* _Given task_
Repeat, exactly and completely, the material that follows. Omit the pictures.

* _Given data_
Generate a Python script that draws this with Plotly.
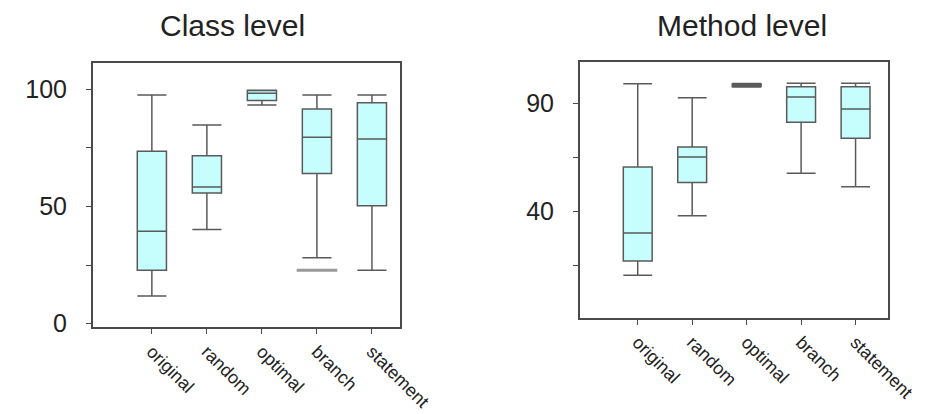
import plotly.graph_objects as go
from plotly.subplots import make_subplots

categories = ["original", "random", "optimal", "branch", "statement"]

# Class level box statistics
class_lower = [11.8, 40.2, 93.3, 28.1, 22.8]
class_q1 = [22.8, 55.8, 95.2, 64.1, 50.3]
class_median = [39.5, 58.3, 98.3, 79.6, 78.8]
class_q3 = [73.6, 71.7, 99.5, 91.6, 94.3]
class_upper = [97.6, 84.8, 99.6, 97.6, 97.6]
class_outlier_cat = ["branch"]
class_outlier_val = [22.8]

# Method level box statistics
method_lower = [10.5, 38.0, 97.6, 57.6, 51.4]
method_q1 = [17.0, 53.4, 97.8, 81.2, 73.8]
method_median = [30.0, 65.2, 98.8, 92.9, 87.4]
method_q3 = [60.5, 69.8, 99.0, 97.7, 97.7]
method_upper = [99.1, 92.6, 99.2, 99.3, 99.3]

class_ticks = [0, 25, 50, 75, 100]
class_ticktext = ["0", "", "50", "", "100"]
method_ticks = [15, 40, 65, 90]
method_ticktext = ["", "40", "", "90"]

FILL = "#c6fdfd"
LINE = "#5a5a5a"
FRAME = "#4a4a4a"
FONT = "Liberation Sans, Arial, sans-serif"

fig = make_subplots(rows=1, cols=2)

fig.add_trace(go.Box(
    x=categories, q1=class_q1, median=class_median, q3=class_q3,
    lowerfence=class_lower, upperfence=class_upper,
    fillcolor=FILL, line=dict(color=LINE, width=1.5), whiskerwidth=1,
    width=0.53, boxpoints=False, showlegend=False, hoverinfo="skip"), row=1, col=1)
fig.add_trace(go.Scatter(
    x=class_outlier_cat, y=class_outlier_val, mode="markers",
    marker=dict(symbol="line-ew", size=29, line=dict(color="#999999", width=3)),
    showlegend=False, hoverinfo="skip"), row=1, col=1)

fig.add_trace(go.Box(
    x=categories, q1=method_q1, median=method_median, q3=method_q3,
    lowerfence=method_lower, upperfence=method_upper,
    fillcolor=FILL, line=dict(color=LINE, width=1.5), whiskerwidth=1,
    width=0.53, boxpoints=False, showlegend=False, hoverinfo="skip"), row=1, col=2)

# page has an 8px body margin: figure is drawn 8px right/down of the window origin
OFF = 8
W, H = 941 - OFF, 414 - OFF
def dx(a, b):
    return [(a - OFF) / W, (b - OFF) / W]
def dy(top, bottom):
    return [1 - (bottom - OFF) / H, 1 - (top - OFF) / H]

axis_common = dict(showgrid=False, zeroline=False, showline=True, mirror=True,
                   linecolor=FRAME, linewidth=2, ticks="outside", ticklen=5,
                   tickcolor=FRAME, tickwidth=1, automargin=False)

fig.update_xaxes(**axis_common, tickangle=45,
                 tickfont=dict(family=FONT, size=18, color="#222222"))
fig.update_yaxes(**axis_common, tickfont=dict(family=FONT, size=25, color="#222222"),
                 ticklabelstandoff=14)

fig.update_layout(
    width=W, height=H, margin=dict(l=0, r=0, t=0, b=0, autoexpand=False),
    plot_bgcolor="white", paper_bgcolor="white",
    xaxis=dict(domain=dx(93, 400), range=[-1.07, 4.51], type="category"),
    xaxis2=dict(domain=dx(580, 887.7), range=[-1.06, 4.59], type="category"),
    yaxis=dict(domain=dy(63.3, 327), range=[-1.4, 111.1],
               tickvals=class_ticks, ticktext=class_ticktext),
    yaxis2=dict(domain=dy(62.3, 317.7), range=[-9.2, 109],
                tickvals=method_ticks, ticktext=method_ticktext),
    annotations=[
        dict(text="Class level", x=(232.5 - OFF) / W, y=1 - (25 - OFF) / H,
             xref="paper", yref="paper", showarrow=False,
             font=dict(family=FONT, size=30, color="#222222"),
             xanchor="center", yanchor="middle"),
        dict(text="Method level", x=(742 - OFF) / W, y=1 - (25 - OFF) / H,
             xref="paper", yref="paper", showarrow=False,
             font=dict(family=FONT, size=30, color="#222222"),
             xanchor="center", yanchor="middle"),
    ],
)

fig.write_html("out.html")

* _Solution to this exercise_
Generate a Python script that draws this with Plotly.
import plotly.graph_objects as go
from plotly.subplots import make_subplots

categories = ["original", "random", "optimal", "branch", "statement"]

# Class level box statistics
class_lower = [11.8, 40.2, 93.3, 28.1, 22.8]
class_q1 = [22.8, 55.8, 95.2, 64.1, 50.3]
class_median = [39.5, 58.3, 98.3, 79.6, 78.8]
class_q3 = [73.6, 71.7, 99.5, 91.6, 94.3]
class_upper = [97.6, 84.8, 99.6, 97.6, 97.6]
class_outlier_cat = ["branch"]
class_outlier_val = [22.8]

# Method level box statistics
method_lower = [10.5, 38.0, 97.6, 57.6, 51.4]
method_q1 = [17.0, 53.4, 97.8, 81.2, 73.8]
method_median = [30.0, 65.2, 98.8, 92.9, 87.4]
method_q3 = [60.5, 69.8, 99.0, 97.7, 97.7]
method_upper = [99.1, 92.6, 99.2, 99.3, 99.3]

class_ticks = [0, 25, 50, 75, 100]
class_ticktext = ["0", "", "50", "", "100"]
method_ticks = [15, 40, 65, 90]
method_ticktext = ["", "40", "", "90"]

FILL = "#c6fdfd"
LINE = "#5a5a5a"
FRAME = "#4a4a4a"
FONT = "Liberation Sans, Arial, sans-serif"

fig = make_subplots(rows=1, cols=2)

fig.add_trace(go.Box(
    x=categories, q1=class_q1, median=class_median, q3=class_q3,
    lowerfence=class_lower, upperfence=class_upper,
    fillcolor=FILL, line=dict(color=LINE, width=1.5), whiskerwidth=1,
    width=0.53, boxpoints=False, showlegend=False, hoverinfo="skip"), row=1, col=1)
fig.add_trace(go.Scatter(
    x=class_outlier_cat, y=class_outlier_val, mode="markers",
    marker=dict(symbol="line-ew", size=29, line=dict(color="#999999", width=3)),
    showlegend=False, hoverinfo="skip"), row=1, col=1)

fig.add_trace(go.Box(
    x=categories, q1=method_q1, median=method_median, q3=method_q3,
    lowerfence=method_lower, upperfence=method_upper,
    fillcolor=FILL, line=dict(color=LINE, width=1.5), whiskerwidth=1,
    width=0.53, boxpoints=False, showlegend=False, hoverinfo="skip"), row=1, col=2)

# page has an 8px body margin: figure is drawn 8px right/down of the window origin
OFF = 8
W, H = 941 - OFF, 414 - OFF
def dx(a, b):
    return [(a - OFF) / W, (b - OFF) / W]
def dy(top, bottom):
    return [1 - (bottom - OFF) / H, 1 - (top - OFF) / H]

axis_common = dict(showgrid=False, zeroline=False, showline=True, mirror=True,
                   linecolor=FRAME, linewidth=2, ticks="outside", ticklen=5,
                   tickcolor=FRAME, tickwidth=1, automargin=False)

fig.update_xaxes(**axis_common, tickangle=45,
                 tickfont=dict(family=FONT, size=18, color="#222222"))
fig.update_yaxes(**axis_common, tickfont=dict(family=FONT, size=25, color="#222222"),
                 ticklabelstandoff=14)

fig.update_layout(
    width=W, height=H, margin=dict(l=0, r=0, t=0, b=0, autoexpand=False),
    plot_bgcolor="white", paper_bgcolor="white",
    xaxis=dict(domain=dx(93, 400), range=[-1.07, 4.51], type="category"),
    xaxis2=dict(domain=dx(580, 887.7), range=[-1.06, 4.59], type="category"),
    yaxis=dict(domain=dy(63.3, 327), range=[-1.4, 111.1],
               tickvals=class_ticks, ticktext=class_ticktext),
    yaxis2=dict(domain=dy(62.3, 317.7), range=[-9.2, 109],
                tickvals=method_ticks, ticktext=method_ticktext),
    annotations=[
        dict(text="Class level", x=(232.5 - OFF) / W, y=1 - (25 - OFF) / H,
             xref="paper", yref="paper", showarrow=False,
             font=dict(family=FONT, size=30, color="#222222"),
             xanchor="center", yanchor="middle"),
        dict(text="Method level", x=(742 - OFF) / W, y=1 - (25 - OFF) / H,
             xref="paper", yref="paper", showarrow=False,
             font=dict(family=FONT, size=30, color="#222222"),
             xanchor="center", yanchor="middle"),
    ],
)

fig.write_html("out.html")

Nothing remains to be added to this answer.